Back in Hospital for some bad news.

Having been home from hospital for a few weeks, I was expecting to have had my various lung infections cleared up and be back on track, nutrition-wise. However, I was still not able to eat or drink anything. I could manage lemonade icy poles and iced water, and that was about it. Even then, I'd cough up phlegm from my lungs. Naturally, I assumed that I still had some residual lung infection.

That wasn't the whole story though. I called my GP and told her how I was getting by on around 100 calories a day and losing weight fast. I'd gone from around 130kg to 75kg in six months with 13kg lost in the past month alone. I asked her to call my Gastroenterologist at Monash and see what to do. He said to get straight to Monash for a gastroscope and a feeding tube insertion.

The GP arranged for the ambulance to pick me up and bring me to Melbourne.

All seemed like it would be ok until after the gastroscope. The doctor gave me the grim news that he thought the cancer had returned. Six weeks prior, at the last gastroscope, all looked clear and on the way to healing. Now the stomach was inflamed and there was evidence of a hole leading directly from the stomach to the lung. This, he thought was a direct result of the cancer returning and had probably been brewing in the background for a while. In any case, it explained why I constantly had fluid on the lungs and was hacking up phlegm all the time. The lung and stomach were touching each other and the cancer had made a direct conduit between the two.

I asked the doctor what all this meant in terms of a revised life expectancy. He said "weeks". As I was still coming out from under the anesthetic, I didn't really take it in straight away.
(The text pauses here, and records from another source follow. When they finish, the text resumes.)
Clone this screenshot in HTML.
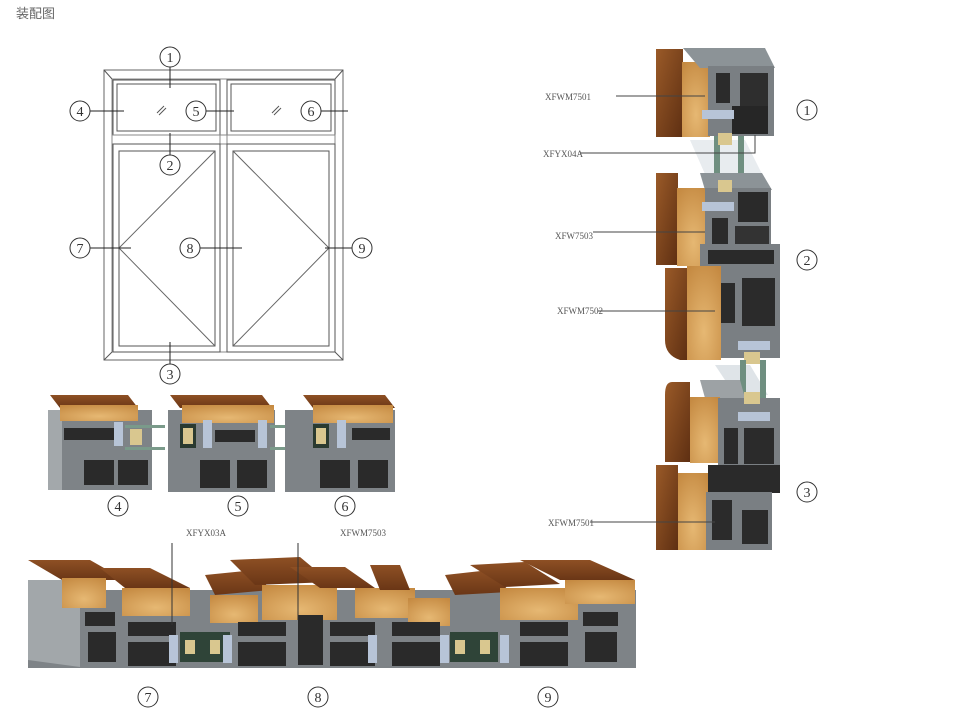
<!DOCTYPE html>
<html><head><meta charset="utf-8"><style>
html,body{margin:0;padding:0;background:#fff;}
body{width:979px;height:713px;overflow:hidden;position:relative;font-family:"Liberation Sans","Noto Sans CJK SC",sans-serif;}
.t{position:absolute;left:16px;top:3px;font-size:13px;color:#666;}
svg{position:absolute;left:0;top:0;}
</style></head><body>
<div class="t">装配图</div>
<svg width="979" height="713" viewBox="0 0 979 713" font-family="Liberation Serif, serif">
<defs>
<linearGradient id="wd" x1="0" y1="0" x2="1" y2="1"><stop offset="0" stop-color="#9a5a28"/><stop offset="1" stop-color="#5e2f12"/></linearGradient>
<linearGradient id="wdh" x1="0" y1="0" x2="0" y2="1"><stop offset="0" stop-color="#8e5024"/><stop offset="1" stop-color="#6a3616"/></linearGradient>
<radialGradient id="wl" cx="0.5" cy="0.7" r="0.8"><stop offset="0" stop-color="#e6b873"/><stop offset="1" stop-color="#c58a42"/></radialGradient>
<linearGradient id="al" x1="0" y1="0" x2="1" y2="0"><stop offset="0" stop-color="#9aa0a4"/><stop offset="1" stop-color="#6e7377"/></linearGradient>
</defs>

<!-- ===== Elevation drawing ===== -->
<g fill="none" stroke="#555" stroke-width="1">
<rect x="104" y="70" width="239" height="290" stroke="#666"/>
<rect x="112" y="79" width="223" height="273" stroke="#888"/>
<line x1="104" y1="70" x2="112" y2="79"/><line x1="343" y1="70" x2="335" y2="79"/>
<line x1="104" y1="360" x2="112" y2="352"/><line x1="343" y1="360" x2="335" y2="352"/>
<rect x="220" y="79" width="7" height="273" stroke="#888"/>
<rect x="113" y="80" width="107" height="55"/><rect x="117" y="84" width="99" height="47"/>
<rect x="227" y="80" width="108" height="55"/><rect x="231" y="84" width="100" height="47"/>
<rect x="112" y="135" width="223" height="9" stroke="#888"/>
<rect x="113" y="144" width="107" height="208"/><rect x="119" y="151" width="96" height="195"/>
<rect x="227" y="144" width="108" height="208"/><rect x="233" y="151" width="96" height="195"/>
<polyline points="215,151 119,248 215,346" stroke="#666"/>
<polyline points="233,151 329,248 233,346" stroke="#666"/>
<line x1="157" y1="113" x2="164" y2="106"/><line x1="159" y1="115" x2="166" y2="108"/>
<line x1="272" y1="113" x2="279" y2="106"/><line x1="274" y1="115" x2="281" y2="108"/>
<!-- leader lines -->
<g stroke="#222">
<line x1="170" y1="67" x2="170" y2="88"/><line x1="170" y1="133" x2="170" y2="155"/><line x1="170" y1="342" x2="170" y2="364"/>
<line x1="90" y1="111" x2="124" y2="111"/><line x1="206" y1="111" x2="234" y2="111"/><line x1="321" y1="111" x2="348" y2="111"/>
<line x1="90" y1="248" x2="131" y2="248"/><line x1="200" y1="248" x2="242" y2="248"/><line x1="325" y1="248" x2="352" y2="248"/>
</g>
</g>
<g fill="#fff" stroke="#333" stroke-width="1">
<circle cx="170" cy="57" r="10"/><circle cx="170" cy="165" r="10"/><circle cx="170" cy="374" r="10"/>
<circle cx="80" cy="111" r="10"/><circle cx="196" cy="111" r="10"/><circle cx="311" cy="111" r="10"/>
<circle cx="80" cy="248" r="10"/><circle cx="190" cy="248" r="10"/><circle cx="362" cy="248" r="10"/>
<circle cx="807" cy="110" r="10"/><circle cx="807" cy="260" r="10"/><circle cx="807" cy="492" r="10"/>
<circle cx="118" cy="506" r="10"/><circle cx="238" cy="506" r="10"/><circle cx="345" cy="506" r="10"/>
<circle cx="148" cy="697" r="10"/><circle cx="318" cy="697" r="10"/><circle cx="548" cy="697" r="10"/>
</g>
<g font-size="14" fill="#333" text-anchor="middle">
<text x="170" y="62">1</text><text x="170" y="170">2</text><text x="170" y="379">3</text>
<text x="80" y="116">4</text><text x="196" y="116">5</text><text x="311" y="116">6</text>
<text x="80" y="253">7</text><text x="190" y="253">8</text><text x="362" y="253">9</text>
<text x="807" y="115">1</text><text x="807" y="265">2</text><text x="807" y="497">3</text>
<text x="118" y="511">4</text><text x="238" y="511">5</text><text x="345" y="511">6</text>
<text x="148" y="702">7</text><text x="318" y="702">8</text><text x="548" y="702">9</text>
</g>

<!-- ===== Right column profiles ===== -->
<g>
<!-- glass between 1 and 2 -->
<polygon points="690,140 745,140 770,190 712,190" fill="#e8ecef"/>
<rect x="714" y="118" width="6" height="70" fill="#6f8f80"/><rect x="738" y="118" width="6" height="70" fill="#6f8f80"/>
<!-- B1 -->
<rect x="656" y="49" width="27" height="88" fill="url(#wd)"/>
<rect x="682" y="62" width="28" height="75" fill="url(#wl)"/>
<polygon points="683,48 765,48 775,68 700,68" fill="#8c9397"/>
<rect x="708" y="66" width="66" height="70" fill="#7a7f83"/>
<rect x="716" y="73" width="14" height="30" fill="#2b2b2b"/><rect x="740" y="73" width="28" height="38" fill="#2e2e2e"/>
<rect x="732" y="106" width="36" height="28" fill="#262626"/>
<rect x="702" y="110" width="32" height="9" fill="#b7c4d7"/>
<rect x="718" y="133" width="14" height="12" fill="#d9c78f"/>
<!-- B2 -->
<rect x="656" y="173" width="22" height="92" fill="url(#wd)"/>
<rect x="677" y="188" width="33" height="78" fill="url(#wl)"/>
<polygon points="700,173 762,173 772,190 705,190" fill="#8c9397"/>
<rect x="705" y="188" width="66" height="58" fill="#7a7f83"/>
<rect x="712" y="218" width="16" height="28" fill="#2b2b2b"/><rect x="738" y="192" width="30" height="30" fill="#2a2a2a"/>
<rect x="735" y="226" width="34" height="18" fill="#333"/>
<rect x="702" y="202" width="32" height="9" fill="#b7c4d7"/>
<rect x="718" y="180" width="14" height="12" fill="#d9c78f"/>
<!-- B3 -->
<rect x="700" y="244" width="80" height="114" fill="#7a7f83"/>
<rect x="708" y="250" width="66" height="14" fill="#2a2a2a"/>
<rect x="742" y="278" width="33" height="48" fill="#2b2b2b"/><rect x="717" y="283" width="18" height="40" fill="#2b2b2b"/>
<path d="M665,268 H688 V360 H680 Q665,355 665,340 Z" fill="url(#wd)"/>
<rect x="687" y="266" width="34" height="94" fill="url(#wl)"/>
<rect x="738" y="341" width="32" height="9" fill="#b7c4d7"/>
<rect x="744" y="352" width="16" height="12" fill="#d9c78f"/>
<!-- glass between 3 and 4 -->
<polygon points="715,365 750,365 768,395 735,395" fill="#dfe4e8"/>
<rect x="740" y="360" width="6" height="45" fill="#6f8f80"/><rect x="760" y="360" width="6" height="45" fill="#6f8f80"/>
<!-- B4 -->
<polygon points="700,380 740,380 745,398 705,398" fill="#9da2a5"/>
<path d="M672,382 H690 V462 H665 V395 Q665,382 672,382 Z" fill="url(#wd)"/>
<rect x="690" y="397" width="30" height="66" fill="url(#wl)"/>
<rect x="718" y="398" width="62" height="68" fill="#7a7f83"/>
<rect x="738" y="412" width="32" height="9" fill="#b7c4d7"/>
<rect x="744" y="392" width="16" height="12" fill="#d9c78f"/>
<rect x="724" y="428" width="14" height="36" fill="#2b2b2b"/><rect x="744" y="428" width="30" height="36" fill="#2b2b2b"/>
<!-- B5 -->
<rect x="708" y="465" width="72" height="28" fill="#2a2a2a"/>
<rect x="656" y="465" width="22" height="85" fill="url(#wd)"/>
<rect x="678" y="473" width="30" height="77" fill="url(#wl)"/>
<rect x="706" y="492" width="66" height="58" fill="#7a7f83"/>
<rect x="712" y="500" width="20" height="40" fill="#2b2b2b"/><rect x="742" y="510" width="26" height="34" fill="#2b2b2b"/>
</g>
<g stroke="#444" stroke-width="1" fill="none">
<line x1="616" y1="96" x2="705" y2="96"/>
<polyline points="580,153 755,153 755,135"/>
<line x1="593" y1="232" x2="705" y2="232"/>
<line x1="598" y1="311" x2="715" y2="311"/>
<line x1="590" y1="522" x2="715" y2="522"/>
</g>
<g font-size="9" fill="#555">
<text x="545" y="100">XFWM7501</text>
<text x="543" y="157">XFYX04A</text>
<text x="555" y="239">XFW7503</text>
<text x="557" y="314">XFWM7502</text>
<text x="548" y="526">XFWM7501</text>
<text x="186" y="536">XFYX03A</text>
<text x="340" y="536">XFWM7503</text>
</g>

<!-- ===== Middle row 4 5 6 ===== -->
<g>
<!-- 4 -->
<rect x="48" y="410" width="104" height="80" fill="#7e8387"/>
<rect x="48" y="410" width="14" height="80" fill="#a3a8ab"/>
<polygon points="50,395 128,395 138,408 60,408" fill="url(#wdh)"/>
<rect x="60" y="405" width="78" height="16" fill="url(#wl)"/>
<rect x="64" y="428" width="50" height="12" fill="#2a2a2a"/><rect x="84" y="460" width="30" height="25" fill="#2a2a2a"/>
<rect x="118" y="460" width="30" height="25" fill="#2a2a2a"/>
<rect x="114" y="422" width="9" height="24" fill="#b7c4d7"/>
<rect x="125" y="425" width="40" height="3" fill="#7a9a8a"/><rect x="125" y="447" width="40" height="3" fill="#7a9a8a"/>
<rect x="130" y="429" width="12" height="16" fill="#d9c78f"/>
<!-- 5 -->
<rect x="168" y="410" width="107" height="82" fill="#7e8387"/>
<polygon points="170,395 262,395 272,408 180,408" fill="url(#wdh)"/>
<rect x="182" y="405" width="92" height="18" fill="url(#wl)"/>
<rect x="180" y="424" width="16" height="24" fill="#2a3a30"/><rect x="183" y="428" width="10" height="16" fill="#d9c78f"/>
<rect x="203" y="420" width="9" height="28" fill="#b7c4d7"/>
<rect x="258" y="420" width="9" height="28" fill="#b7c4d7"/>
<rect x="200" y="460" width="30" height="28" fill="#2a2a2a"/><rect x="237" y="460" width="30" height="28" fill="#2a2a2a"/>
<rect x="215" y="430" width="40" height="12" fill="#2a2a2a"/>
<rect x="270" y="425" width="25" height="3" fill="#7a9a8a"/><rect x="270" y="447" width="25" height="3" fill="#7a9a8a"/>
<!-- 6 -->
<rect x="285" y="410" width="110" height="82" fill="#7e8387"/>
<polygon points="303,395 385,395 395,408 313,408" fill="url(#wdh)"/>
<rect x="313" y="405" width="80" height="18" fill="url(#wl)"/>
<rect x="313" y="424" width="16" height="24" fill="#2a3a30"/><rect x="316" y="428" width="10" height="16" fill="#d9c78f"/>
<rect x="337" y="420" width="9" height="28" fill="#b7c4d7"/>
<rect x="352" y="428" width="38" height="12" fill="#2a2a2a"/>
<rect x="320" y="460" width="30" height="28" fill="#2a2a2a"/><rect x="358" y="460" width="30" height="28" fill="#2a2a2a"/>
</g>

<!-- ===== Bottom row 7 8 9 ===== -->
<g>
<rect x="28" y="590" width="608" height="78" fill="#7e8387"/>
<polygon points="28,580 80,580 80,667 28,660" fill="#a2a7aa"/>
<!-- wood tops -->
<polygon points="28,560 90,560 125,580 62,580" fill="url(#wdh)"/>
<rect x="62" y="578" width="44" height="30" fill="url(#wl)"/>
<polygon points="100,568 150,568 190,588 125,588" fill="url(#wdh)"/>
<rect x="122" y="588" width="68" height="28" fill="url(#wl)"/>
<polygon points="205,575 255,570 270,590 215,595" fill="url(#wdh)"/>
<polygon points="230,560 300,557 330,582 255,585" fill="url(#wdh)"/>
<rect x="210" y="595" width="48" height="28" fill="url(#wl)"/>
<rect x="262" y="585" width="75" height="35" fill="url(#wl)"/>
<polygon points="290,567 345,567 375,588 320,588" fill="url(#wdh)"/>
<rect x="355" y="588" width="60" height="30" fill="url(#wl)"/>
<polygon points="370,565 400,565 410,590 380,590" fill="url(#wdh)"/>
<polygon points="445,575 490,570 510,592 455,595" fill="url(#wdh)"/>
<rect x="408" y="598" width="42" height="28" fill="url(#wl)"/>
<polygon points="470,565 525,562 560,584 505,587" fill="url(#wdh)"/>
<rect x="500" y="588" width="78" height="32" fill="url(#wl)"/>
<polygon points="520,560 590,560 635,580 560,580" fill="url(#wdh)"/>
<rect x="565" y="580" width="70" height="24" fill="url(#wl)"/>
<!-- dark cells -->
<g fill="#2a2a2a">
<rect x="85" y="612" width="30" height="14"/><rect x="88" y="632" width="28" height="30"/>
<rect x="128" y="622" width="48" height="14"/><rect x="128" y="642" width="48" height="24"/>
<rect x="238" y="622" width="48" height="14"/><rect x="238" y="642" width="48" height="24"/>
<rect x="298" y="615" width="25" height="50"/>
<rect x="330" y="622" width="45" height="14"/><rect x="330" y="642" width="45" height="24"/>
<rect x="392" y="622" width="48" height="14"/><rect x="392" y="642" width="48" height="24"/>
<rect x="520" y="622" width="48" height="14"/><rect x="520" y="642" width="48" height="24"/>
<rect x="583" y="612" width="35" height="14"/><rect x="585" y="632" width="32" height="30"/>
</g>
<!-- glazing -->
<rect x="169" y="635" width="9" height="28" fill="#b7c4d7"/>
<rect x="180" y="632" width="50" height="30" fill="#2f4438"/>
<rect x="185" y="640" width="10" height="14" fill="#d9c78f"/><rect x="210" y="640" width="10" height="14" fill="#d9c78f"/>
<rect x="223" y="635" width="9" height="28" fill="#b7c4d7"/>
<rect x="368" y="635" width="9" height="28" fill="#b7c4d7"/>
<rect x="440" y="635" width="9" height="28" fill="#b7c4d7"/>
<rect x="450" y="632" width="48" height="30" fill="#2f4438"/>
<rect x="455" y="640" width="10" height="14" fill="#d9c78f"/><rect x="480" y="640" width="10" height="14" fill="#d9c78f"/>
<rect x="500" y="635" width="9" height="28" fill="#b7c4d7"/>
</g>
<g stroke="#333" stroke-width="1">
<line x1="172" y1="543" x2="172" y2="625"/>
<line x1="298" y1="543" x2="298" y2="620"/>
</g>
</svg>
</body></html>
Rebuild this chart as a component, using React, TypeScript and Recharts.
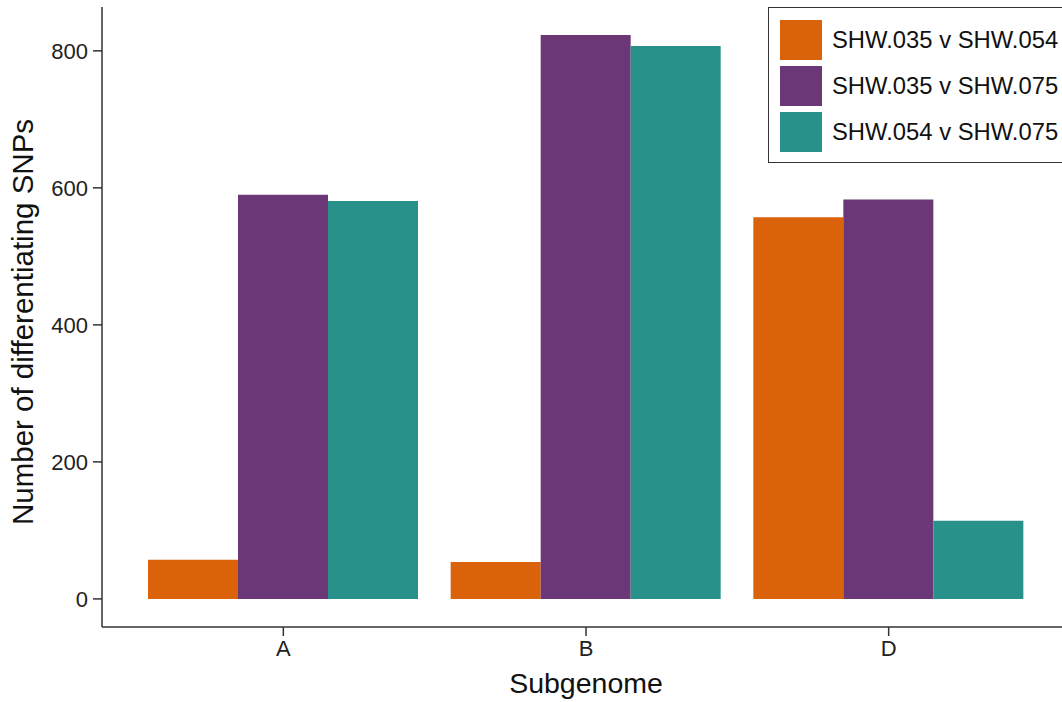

The following few days involved my parents coming down from Sydney and lots of other questions to the doctors about further treatment options. The doctors here at Monash, as well as my surgeon didn't hold out any hope for further treatment, saying that any more surgery would be essentially futile and more chemotherapy would most likely be fatal, especially if I was to develop another lung infection while my immune system was being compromised by the chemotherapy. Radiation was also out of the question as I have already had the maximal dose of radiation therapy last year.

So, I have two choices. The first and easiest is to roll over and accept the bad news and wait to die, or explore my options. Not being ready to die, I've decided to explore my options.

I've asked the doctors to suggest other specialists for me to consult regarding a second opinion, both in Melbourne and Sydney.

There is an oncologist known to the family in Sydney who has kept my cousin alive for seven years after initially giving her six months to live with stage four breast cancer. I will make an appointment to see him as soon as possible with a view to getting some treatment underway.

I know the odds may be stacked against me with this, but they always have been. It comes down to those two choices. Roll over and accept death or fight it and maybe survive for years to come. We all know of people who've defied the odds and beat cancer despite being given a grave prognosis. Why not me too?